In the first summer of the thirteenth century, there was peace. Secure in his relations with the Capets, John cautiously undertook a tour of Aquitaine, making sure, of course, to bring along a sizable army. He was in the merry mood of a man who has just become a bachelor after a decade of dull matrimony. For ten years, he and Isabelle of Gloucester had barely tolerated each other. She had not been crowned with him the previous May; indeed, she rarely saw him and had borne no children. Perhaps at Eleanor’s instigation, John had begun to consider his own posterity, and finding canonists to declare some glaring flaw in the marriage bond, he had become a single man again at the age of thirty-five. Undoubtedly, he had discussed with his mother the necessity of a second marriage as well as possible candidates, and their eyes had turned south to Portugal, where the king had a marriageable daughter. Early in 1200 tentative negotiations had begun, and during that quiet summer, John had dispatched an embassy to Lisbon for further discussions. Within weeks of its departure, however, the king’s eyes had settled elsewhere. In July, he was in Poitou visiting the ancestral castle of the Lusignans, who, now that they had unceremoniously wrested La Marche from Eleanor, were anxious to make peace with their overlord. Although John could not have been pleased with their fait accompli, he had no choice but to make the best of it. Arriving at Lusignan during one of those great fêtes for which the south was famous, he found that the gathering included Count Aymer of Angoulême, a traditional enemy of the Lusignans and until recently a rival contender for La Marche. Lately, however, the difficulties between these two unruly houses had been patched up, and Hugh le Brun of Lusignan had been betrothed to Aymer’s daughter, Isabella.

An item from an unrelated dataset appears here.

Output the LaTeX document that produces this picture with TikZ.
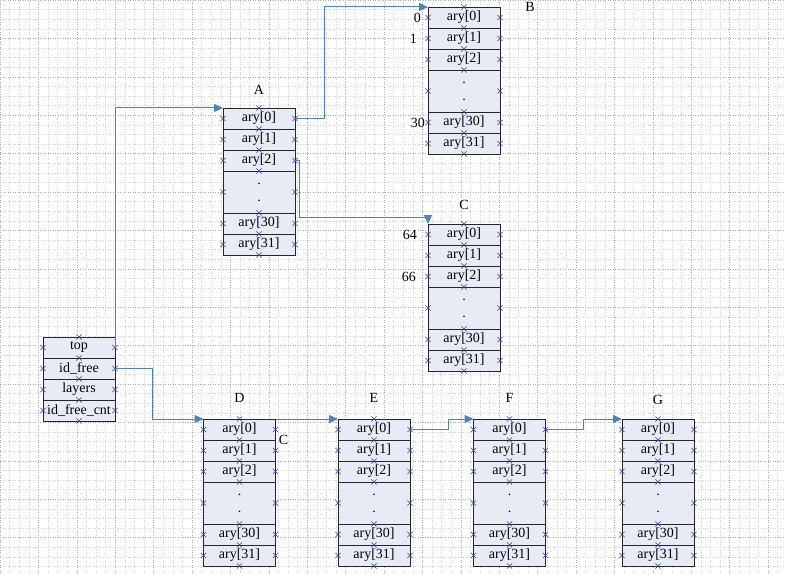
\documentclass[tikz,border=0pt]{standalone}
\usepackage{fontspec}
\setmainfont{Liberation Serif}
\usetikzlibrary{positioning, arrows.meta}

\definecolor{boxfill}{RGB}{230,235,246}
\definecolor{linkcol}{RGB}{79,129,189}
\definecolor{xcol}{RGB}{60,60,140}

\tikzset{
  cell/.style={draw=black!85, fill=boxfill, line width=0.8pt, minimum width=72pt,
    minimum height=21pt, inner sep=0pt, outer sep=0pt, align=center,
    font=\fontsize{14}{16}\selectfont},
  lbl/.style={font=\fontsize{14}{16}\selectfont, inner sep=0pt},
  idx/.style={font=\fontsize{14}{16}\selectfont, inner sep=0pt, anchor=east},
  link/.style={linkcol, line width=1pt, -{Triangle[length=9pt, width=8pt]}},
  xm/.pic={\draw[xcol, line width=0.55pt] (-2.6,-2.6) -- (2.6,2.6) (-2.6,2.6) -- (2.6,-2.6);}
}

% blocco di 32 elementi: nome, x centro, y alto
\newcommand{\arybox}[3]{%
  \node[cell] (#10) at (#2,#3+10.5) {ary[0]};
  \node[cell, below=0pt of #10] (#11) {ary[1]};
  \node[cell, below=0pt of #11] (#12) {ary[2]};
  \node[cell, minimum height=42pt, below=0pt of #12] (#1d) {.\\[1pt].};
  \node[cell, below=0pt of #1d] (#130) {ary[30]};
  \node[cell, below=0pt of #130] (#131) {ary[31]};
  \foreach \r in {0,1,2,d,30,31} {
    \pic at (#1\r.west) {xm};
    \pic at (#1\r.east) {xm};
    \pic at (#1\r.north) {xm};
  }
  \pic at (#131.south) {xm};
}

\begin{document}
\begin{tikzpicture}[x=1pt, y=-1pt]
    \useasboundingbox (0,0) rectangle (785,575);
    \fill[white] (0,0) rectangle (785,575);

    % Griglia
    \draw[gray!35, dotted, line width=0.5pt, step=9.6pt] (0,0) grid (785,575);
    \draw[gray!65, dotted, line width=0.5pt, step=38.4pt] (0,0) grid (785,575);

    % Struttura
    \node[cell] (S0) at (79,347.5) {top};
    \node[cell, below=0pt of S0] (S1) {id\_free};
    \node[cell, below=0pt of S1] (S2) {layers};
    \node[cell, below=0pt of S2] (S3) {id\_free\_cnt};
    \foreach \r in {0,1,2,3} {
      \pic at (S\r.west) {xm};
      \pic at (S\r.east) {xm};
      \pic at (S\r.north) {xm};
    }
    \pic at (S3.south) {xm};

    % Blocchi
    \arybox{A}{259}{108}
    \arybox{B}{464}{7}
    \arybox{C}{464}{224}
    \arybox{D}{239.5}{419}
    \arybox{E}{374}{419}
    \arybox{F}{509.5}{419}
    \arybox{G}{658}{419}

    % Etichette
    \node[lbl] (labA) at ([yshift=18pt]A0.north) {A};
    \node[lbl] (labB) at ([xshift=30pt]B0.north east) {B};
    \node[lbl] (labC) at ([yshift=19pt]C0.north) {C};
    \node[lbl] (labD) at ([yshift=21pt]D0.north) {D};
    \node[lbl] (labE) at ([yshift=21pt]E0.north) {E};
    \node[lbl] (labF) at ([yshift=21pt]F0.north) {F};
    \node[lbl] (labG) at ([yshift=19pt]G0.north) {G};
    \node[lbl] (labDC) at ([xshift=8pt]D0.south east) {C};

    % Indici
    \node[idx] (n0) at ([xshift=-7pt]B0.west) {0};
    \node[idx] (n1) at ([xshift=-11pt]B1.west) {1};
    \node[idx] (n30) at ([xshift=-3pt]B30.west) {30};
    \node[idx] (n64) at ([xshift=-11pt]C0.west) {64};
    \node[idx] (n66) at ([xshift=-12pt]C2.west) {66};

    % Frecce
    \draw[link] (S0.east) |- (A0.north west);
    \draw[link] (S1.east) -- ++(37,0) |- (D0.north west);
    \draw[link] (A0.east) -- ++(29,0) |- (B0.north west);
    \draw[link] (A2.east) -- ++(4,0) |- ([yshift=7pt]C0.north west) -- (C0.north west);
    \draw[link] (D0.north east) -- (E0.north west);
    \draw[link] (E0.east) -- ++(38,0) |- (F0.north west);
    \draw[link] (F0.east) -- ++(38,0) |- (G0.north west);
\end{tikzpicture}
\end{document}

John, unlike Coeur de Lion, appreciated women, especially attractive ones. The twelve-year-old Isabella of Angoulême, as lovely and fresh as a newly budded rose, attracted him with a violence that completely knocked out of his head any marriage with an unknown Portuguese princess. Here, truly, was a feast to set before a king. Undismayed by Isabella’s youth, on the contrary probably aroused by it, he began to outline in his mind a bold plan. Under the roof of his unsuspecting hosts, he pulled aside Count Aymer and dangled before his astonished eyes the vision of his daughter on the throne of England, an offer that caused the count to immediately discard any idea of Hugh le Brun as a son-in-law. It was agreed, however, that in view of the well-known violent disposition of the Lusignans, their conversations should remain secret. “On seeing that the king of England had a fancy for her,” Aymer unhesitatingly removed the damsel from the household of her betrothed and whisked her back to Angoulême, while John found a pretext for dispatching the Lusignan brothers on missions to remote regions. Then he too left the region and continued south as far as Bordeaux. Not until August 23 did he casually arrive at Angouleme, but by this time he had added to his entourage the archbishop of Bordeaux. On Sunday the twenty-fourth, the date originally set for Isabella’s marriage to Hugh le Brun, Archbishop Elias married the king to his child bride. Before news of this event could reach the Lusignans, John took the precaution of leaving the neighborhood and hastily beat a path to the safety of Chinon.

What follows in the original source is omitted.